RESEARCH ARTICLE Deep reinforcement learning-based multi-lane mixed traffic ramp merging strategy
RESEARCH ARTICLE Deep reinforcement learning-based multi-lane mixed traffic ramp merging strategy
Abstract
Due to concentrated conflicts, on-ramp merging is an important scenario in the study of new hybrid traffic control. Current research mainly focuses on optimizing the vehicle passage sequence of ramp vehicles merging with mainline vehicles in single-lane scenarios, neglecting the coordination problem of vehicles in multiple mainline lanes. Therefore, an Improved Dueling Double DQN On-ramp Merging Strategy combined with a sine function is proposed, establishing a Vehicle Coordination System to guide the merging of vehicles in multi-lane mainline traffic. This strategy uses the improved D3QN algorithm combined with the excellent smoothness of the sine function to evaluate driving safety, helping vehicles find suitable gaps in traffic flow. An action masking mechanism was deployed during the strategy exploration phase to prevent unsafe actions. The proposed VCS plus IDS strategy was tested in SUMO simulations of on-ramp merging under different density of vehicle flow.

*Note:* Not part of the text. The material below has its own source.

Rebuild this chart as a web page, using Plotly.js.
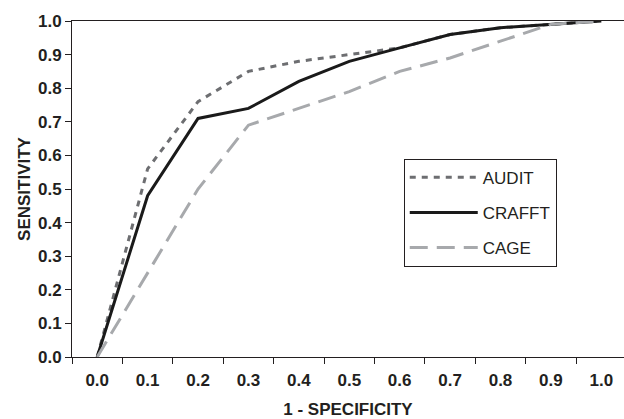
<!DOCTYPE html>
<html>
<head>
<meta charset="utf-8">
<script src="https://cdn.plot.ly/plotly-3.0.1.min.js"></script>
<style>
html,body{margin:0;padding:0;background:#fff;}
#chart{width:624px;height:419px;}
</style>
</head>
<body>
<div id="chart"></div>
<script>
// Categories on the x axis (1 - specificity)
var categories = ['0.0','0.1','0.2','0.3','0.4','0.5','0.6','0.7','0.8','0.9','1.0'];
// Sensitivity values per screening instrument
var auditValues  = [0.00, 0.56, 0.76, 0.85, 0.88, 0.90, 0.92, 0.96, 0.98, 0.99, 1.00];
var crafftValues = [0.00, 0.48, 0.71, 0.74, 0.82, 0.88, 0.92, 0.96, 0.98, 0.99, 1.00];
var cageValues   = [0.00, 0.25, 0.50, 0.69, 0.74, 0.79, 0.85, 0.89, 0.94, 0.99, 1.00];
var seriesNames  = ['AUDIT', 'CRAFFT', 'CAGE'];
var yTickVals   = [0,0.1,0.2,0.3,0.4,0.5,0.6,0.7,0.8,0.9,1.0];
var yTickLabels = ['0.0','0.1','0.2','0.3','0.4','0.5','0.6','0.7','0.8','0.9','1.0'];

var ink = '#231f20';
var fam = '"Liberation Sans", Arial, sans-serif';
function bold(s) { return '<b>' + s + '</b>'; }

var traces = [
  {x: categories, y: auditValues, name: seriesNames[0], mode: 'lines', legendgroup: 'a',
   line: {color: '#6d6e71', width: 3, dash: '6px,6px'}},
  {x: categories, y: crafftValues, name: seriesNames[1], mode: 'lines', legendgroup: 'b',
   line: {color: '#1a1a1a', width: 3}},
  {x: categories, y: cageValues, name: seriesNames[2], mode: 'lines', legendgroup: 'c',
   line: {color: '#a7a9ac', width: 3, dash: '18px,9px'}}
];

var layout = {
  width: 624, height: 419,
  margin: {l: 72, r: 0, t: 21, b: 62},
  paper_bgcolor: '#fff', plot_bgcolor: '#fff',
  font: {family: fam, color: ink},
  showlegend: true,
  legend: {
    x: 0.601, y: 0.59, xanchor: 'left', yanchor: 'top',
    bordercolor: ink, borderwidth: 1, bgcolor: '#fff',
    font: {size: 17, color: ink}, tracegroupgap: 10, traceorder: 'grouped',
    itemwidth: 68
  },
  xaxis: {
    type: 'category', range: [-0.5, 10.45],
    tickmode: 'array', tickvals: categories, ticktext: categories.map(bold),
    tickson: 'boundaries', ticks: 'outside', ticklen: 6, tickcolor: ink,
    showline: true, linecolor: ink, linewidth: 1, mirror: true,
    showgrid: false, zeroline: false,
    ticklabelstandoff: 8,
    tickfont: {size: 17, family: fam, color: ink},
    title: {text: '<b>1 - SPECIFICITY</b>', font: {size: 17, color: ink}, standoff: 19}
  },
  yaxis: {
    range: [0, 1], tickmode: 'array', tickvals: yTickVals, ticktext: yTickLabels.map(bold),
    ticks: 'outside', ticklen: 6, tickcolor: ink,
    showline: true, linecolor: ink, linewidth: 1,
    showgrid: false, zeroline: false,
    tickfont: {size: 17, family: fam, color: ink},
    title: {text: '<b>SENSITIVITY</b>', font: {size: 17, color: ink}, standoff: 3}
  }
};

Plotly.newPlot('chart', traces, layout, {displayModeBar: false, staticPlot: true});
</script>
</body>
</html>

Under a traffic flow of one thousand two hundred vehicles per lane per hour, the on-ramp merging completion rate of VCS plus IDS reached ninety-eight point six two percent, and the task completion rate was ninety-eight point one one percent, which increased by eleven point zero eight percent and ten point seven nine percent compared to traditional D3QN, respectively, validating the effectiveness of this method.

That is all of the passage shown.